Des restrictions dans cinq départements
Actuellement, la majorité des nappes de la métropole continuent de se remplir. «Les tendances sont toujours à la hausse même si la recharge ralentit», a précisé Violaine Bault. Et d’ajouter que le phénomène «devrait se poursuivre en mars et avril, jusqu’à la reprise de la végétation [qui capte l’humidité pour pousser, ndlr] à condition qu’il y ait suffisamment de pluie».
Cependant, Météo France prévoit que les trois prochains mois seront plus chauds que la normale, ce qui pourrait vite assécher les sols et augmenter la demande en eau. A partir du printemps, les stocks repartiront à la baisse car ils alimenteront naturellement les rivières et seront pompés pour les activités humaines.
La vigilance reste donc de mise. Le BRM alerte sur un risque de sécheresse encore plus «sévère en 2024» dans le Languedoc-Roussillon s’il ne pleut pas dans les deux prochains mois. Des tensions sur la ressource seront également «probables» dans le couloir de la Saône.

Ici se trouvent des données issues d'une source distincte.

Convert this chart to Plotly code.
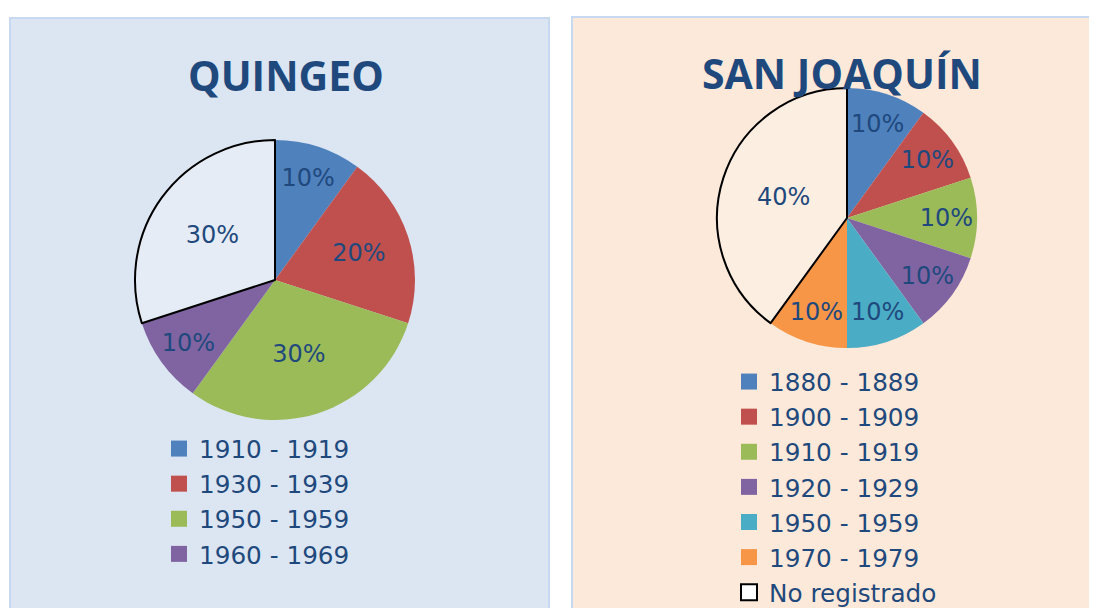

Pour anticiper, certains territoires ont déjà pris des mesures pour économiser la ressource en vue d’un été potentiellement compliqué. Selon le site VigiEau, cinq départements sont soumis à des restrictions d’usage à la sortie de l’hiver. Une grosse partie des Pyrénées-Orientales, où des limitations sont en cours depuis près de deux ans, reste classée en état de «crise» (le plus haut niveau), tout comme une portion de l’Aude et de l’Hérault. Le département de la Lozère est lui placé en «alerte», et plus au nord, une partie de l’Ain est en «alerte renforcée». Malgré des nappes dans le rouge, l’Aveyron n’a, lui, pas encore mis en place de mesures d’économie.